Within the data below, state how many lines contain the string "that". Provide the number only.

╭──

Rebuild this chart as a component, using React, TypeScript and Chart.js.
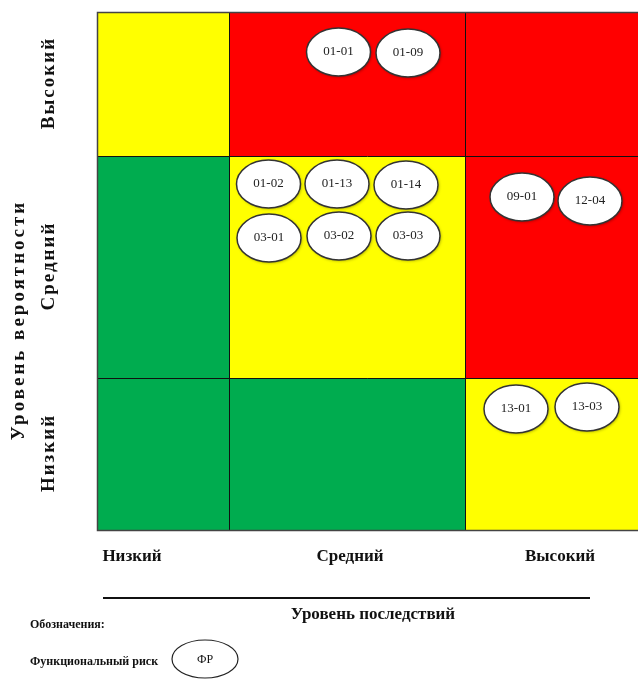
import React, { useEffect, useRef } from 'react';
import { Chart, registerables } from 'chart.js';

Chart.register(...registerables);

// ---- Data ----
const consequenceLevels = ['Низкий', 'Средний', 'Высокий'];
const probabilityLevels = ['Низкий', 'Средний', 'Высокий']; // bottom -> top
// matrix risk zone per cell, rows bottom -> top, columns left -> right
const zoneRows = [
  ['low', 'low', 'medium'],
  ['low', 'medium', 'high'],
  ['medium', 'high', 'high'],
];
const riskCodes = ['01-01', '01-09', '01-02', '01-13', '01-14', '03-01', '03-02', '03-03', '09-01', '12-04', '13-01', '13-03'];
const riskX = [241.5, 311, 171.5, 240, 309, 172, 242, 311, 425, 493, 419, 490];
const riskY = [478, 477, 346, 346, 345, 292, 294, 294, 333, 329, 121, 123];

const xAxisTitle = 'Уровень последствий';
const yAxisTitle = 'Уровень вероятности';
const legendTitle = 'Обозначения:';
const legendItem = 'Функциональный риск';
const legendSymbol = 'ФР';

// ---- Layout (scale units) ----
const colEdges = [0, 132, 368, 541];
const rowEdges = [0, 152, 374, 518];
const xLabelPos = [35, 253, 463];

const zoneColors: Record<string, string> = {
  low: '#00AC4F',
  medium: '#FFFF00',
  high: '#FF0000',
};

const SERIF = "'Liberation Serif', 'Times New Roman', serif";

const matrixPlugin = {
  id: 'matrix',
  beforeDatasetsDraw(chart: any) {
    const { ctx, scales } = chart;
    const xs = scales.x;
    const ys = scales.y;
    ctx.save();
    for (let r = 0; r < 3; r++) {
      for (let c = 0; c < 3; c++) {
        const x0 = xs.getPixelForValue(colEdges[c]);
        const x1 = xs.getPixelForValue(colEdges[c + 1]);
        const y0 = ys.getPixelForValue(rowEdges[r + 1]);
        const y1 = ys.getPixelForValue(rowEdges[r]);
        ctx.fillStyle = zoneColors[zoneRows[r][c]];
        ctx.fillRect(x0, y0, x1 - x0, y1 - y0);
      }
    }
    // inner grid lines
    ctx.strokeStyle = '#111';
    ctx.lineWidth = 1;
    ctx.beginPath();
    for (let c = 1; c < 3; c++) {
      const x = Math.round(xs.getPixelForValue(colEdges[c])) + 0.5;
      ctx.moveTo(x, ys.getPixelForValue(rowEdges[3]));
      ctx.lineTo(x, ys.getPixelForValue(rowEdges[0]));
    }
    for (let r = 1; r < 3; r++) {
      const y = Math.round(ys.getPixelForValue(rowEdges[r])) + 0.5;
      ctx.moveTo(xs.getPixelForValue(colEdges[0]), y);
      ctx.lineTo(xs.getPixelForValue(colEdges[3]), y);
    }
    ctx.stroke();
    // outer border
    ctx.strokeStyle = '#444';
    ctx.lineWidth = 1.5;
    const L = xs.getPixelForValue(colEdges[0]);
    const R = xs.getPixelForValue(colEdges[3]);
    const T = ys.getPixelForValue(rowEdges[3]);
    const B = ys.getPixelForValue(rowEdges[0]);
    ctx.beginPath();
    ctx.moveTo(R, T + 0.5);
    ctx.lineTo(L + 0.5, T + 0.5);
    ctx.lineTo(L + 0.5, B + 0.5);
    ctx.lineTo(R, B + 0.5);
    ctx.stroke();
    ctx.restore();
  },
  afterDatasetsDraw(chart: any) {
    const { ctx } = chart;
    const meta = chart.getDatasetMeta(0);
    ctx.save();
    meta.data.forEach((pt: any, i: number) => {
      const rx = 32;
      const ry = 24;
      ctx.save();
      ctx.shadowColor = 'rgba(0,0,0,0.35)';
      ctx.shadowBlur = 3;
      ctx.shadowOffsetX = 1;
      ctx.shadowOffsetY = 1;
      ctx.beginPath();
      ctx.ellipse(pt.x, pt.y, rx, ry, 0, 0, Math.PI * 2);
      ctx.fillStyle = '#fff';
      ctx.fill();
      ctx.restore();
      ctx.beginPath();
      ctx.ellipse(pt.x, pt.y, rx, ry, 0, 0, Math.PI * 2);
      ctx.strokeStyle = '#333';
      ctx.lineWidth = 1.5;
      ctx.stroke();
      ctx.fillStyle = '#222';
      ctx.font = `13px ${SERIF}`;
      ctx.textAlign = 'center';
      ctx.textBaseline = 'middle';
      ctx.fillText(riskCodes[i], pt.x, pt.y);
    });
    ctx.restore();
  },
  afterDraw(chart: any) {
    const { ctx, scales } = chart;
    const xs = scales.x;
    const ys = scales.y;
    ctx.save();
    ctx.fillStyle = '#111';
    ctx.textBaseline = 'middle';
    ctx.textAlign = 'center';
    // x category labels
    ctx.font = `bold 17px ${SERIF}`;
    consequenceLevels.forEach((lab, i) => {
      ctx.fillText(lab, xs.getPixelForValue(xLabelPos[i]), 557);
    });
    // axis line + title
    ctx.strokeStyle = '#111';
    ctx.lineWidth = 2;
    ctx.beginPath();
    ctx.moveTo(103, 598);
    ctx.lineTo(590, 598);
    ctx.stroke();
    ctx.fillText(xAxisTitle, 373, 615);
    // rotated y labels
    ctx.font = `bold 19px ${SERIF}`;
    (ctx as any).letterSpacing = '2px';
    probabilityLevels.forEach((lab, r) => {
      const yc = (ys.getPixelForValue(rowEdges[r]) + ys.getPixelForValue(rowEdges[r + 1])) / 2;
      ctx.save();
      ctx.translate(49, yc);
      ctx.rotate(-Math.PI / 2);
      ctx.fillText(lab, 1, 0);
      ctx.restore();
    });
    (ctx as any).letterSpacing = '3px';
    ctx.save();
    ctx.translate(19, 321);
    ctx.rotate(-Math.PI / 2);
    ctx.fillText(yAxisTitle, 1, 0);
    ctx.restore();
    (ctx as any).letterSpacing = '0px';
    // legend
    ctx.textAlign = 'left';
    ctx.font = `bold 12px ${SERIF}`;
    ctx.fillText(legendTitle, 30, 625);
    ctx.fillText(legendItem, 30, 662);
    ctx.beginPath();
    ctx.ellipse(205, 659, 33, 19, 0, 0, Math.PI * 2);
    ctx.strokeStyle = '#222';
    ctx.lineWidth = 1.2;
    ctx.stroke();
    ctx.textAlign = 'center';
    ctx.font = `12px ${SERIF}`;
    ctx.fillText(legendSymbol, 205, 660);
    ctx.restore();
  },
};

export default function App() {
  const canvasRef = useRef<HTMLCanvasElement | null>(null);

  useEffect(() => {
    if (!canvasRef.current) return;
    const chart = new Chart(canvasRef.current, {
      type: 'scatter',
      data: {
        datasets: [
          {
            label: 'Риски',
            data: riskX.map((x, i) => ({ x, y: riskY[i] })),
            pointRadius: 0,
            pointHoverRadius: 0,
          },
        ],
      },
      options: {
        responsive: false,
        animation: false,
        devicePixelRatio: 1,
        layout: { padding: { left: 97, top: 12, right: 0, bottom: 150 } },
        scales: {
          x: { type: 'linear', min: colEdges[0], max: colEdges[3], display: false },
          y: { type: 'linear', min: rowEdges[0], max: rowEdges[3], display: false },
        },
        plugins: {
          legend: { display: false },
          tooltip: { enabled: false },
        },
      },
      plugins: [matrixPlugin],
    });
    return () => chart.destroy();
  }, []);

  return (
    <div style={{ position: 'absolute', left: 0, top: 0, width: 638, height: 680, background: '#fff' }}>
      <canvas ref={canvasRef} width={638} height={680} style={{ display: 'block' }} />
    </div>
  );
}
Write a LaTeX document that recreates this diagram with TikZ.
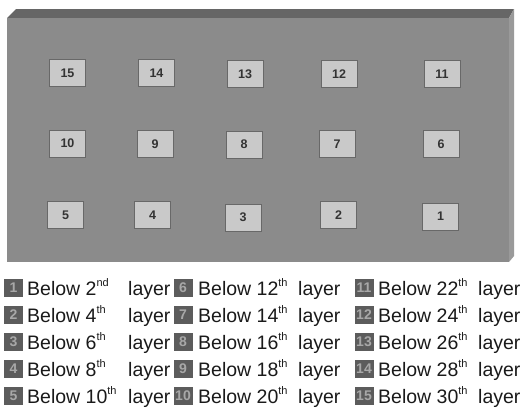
\documentclass[tikz,border=0pt]{standalone}
\usepackage{fontspec}
\setmainfont{Liberation Sans}
\definecolor{panelfront}{HTML}{8B8B8B}
\definecolor{paneltop}{HTML}{666666}
\definecolor{panelside}{HTML}{9A9A9A}
\definecolor{slotfill}{HTML}{C9C9C9}
\definecolor{slotedge}{HTML}{686868}
\definecolor{iconfill}{HTML}{5C5C5C}
\definecolor{icontext}{HTML}{A8A8A8}
\definecolor{lbltext}{HTML}{1A1A1A}
\newcommand\mysups[1]{\raisebox{0.45em}{\fontsize{11}{11}\selectfont #1}}
\tikzset{
  slot/.style={draw=slotedge, fill=slotfill, line width=0.8pt,
    minimum width=36pt, minimum height=27pt, inner sep=0pt,
    font=\fontsize{12.5}{13}\selectfont\bfseries, text=black!80},
  icon/.style={fill=iconfill, minimum width=19pt, minimum height=18pt, inner sep=0pt,
    font=\fontsize{14}{14}\selectfont\bfseries, text=icontext},
  lbl/.style={inner sep=0pt, font=\fontsize{19.5}{20}\selectfont, text=lbltext}
}
\begin{document}
\begin{tikzpicture}[x=1pt,y=-1pt]
\useasboundingbox (0,0) rectangle (522,415);
\fill[white] (0,0) rectangle (522,415);
% slab
\fill[paneltop] (7,18) -- (16,9) -- (514,9) -- (509,18) -- cycle;
\fill[panelside] (509,18) -- (514,9) -- (514,256) -- (509,262) -- cycle;
\fill[panelfront] (7,18) rectangle (509,262);
% slots
\node[slot] (s15) at (67.5,73) {15};
\node[slot] (s14) at (156.5,73) {14};
\node[slot] (s13) at (245,74) {13};
\node[slot] (s12) at (339,74) {12};
\node[slot] (s11) at (442,74) {11};
\node[slot] (s10) at (67.5,143.5) {10};
\node[slot] (s9) at (155,144) {9};
\node[slot] (s8) at (244,144.5) {8};
\node[slot] (s7) at (337,144) {7};
\node[slot] (s6) at (441,144) {6};
\node[slot] (s5) at (65.5,215) {5};
\node[slot] (s4) at (152.5,215) {4};
\node[slot] (s3) at (243,217.5) {3};
\node[slot] (s2) at (338.5,215) {2};
\node[slot] (s1) at (440.5,216.5) {1};
% legend
\foreach \n/\k/\s [count=\i from 0] in {1/2/nd,2/4/th,3/6/th,4/8/th,5/10/th,
  6/12/th,7/14/th,8/16/th,9/18/th,10/20/th,
  11/22/th,12/24/th,13/26/th,14/28/th,15/30/th}{
  \pgfmathtruncatemacro\c{int(\i/5)}
  \pgfmathtruncatemacro\r{mod(\i,5)}
  \pgfmathsetmacro\ix{{13.5,183,364}[\c]}
  \pgfmathsetmacro\bx{{27,198,378}[\c]}
  \pgfmathsetmacro\lx{{128,298,478}[\c]}
  \pgfmathsetmacro\by{295+27*\r}
  \node[icon] (ic\n) at (\ix,\by-7.5) {\n};
  \node[lbl, anchor=base west] (bl\n) at (\bx,\by) {Below \k\mysups{\s}};
  \node[lbl, anchor=base west] (ly\n) at (\lx,\by) {layer};
}
\end{tikzpicture}
\end{document}
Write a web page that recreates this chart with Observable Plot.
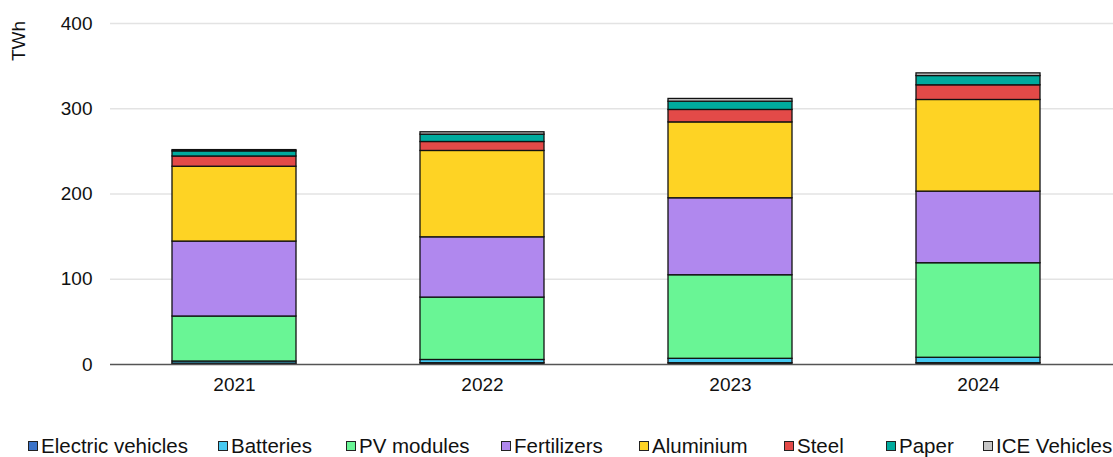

╰──

Response to this task →
2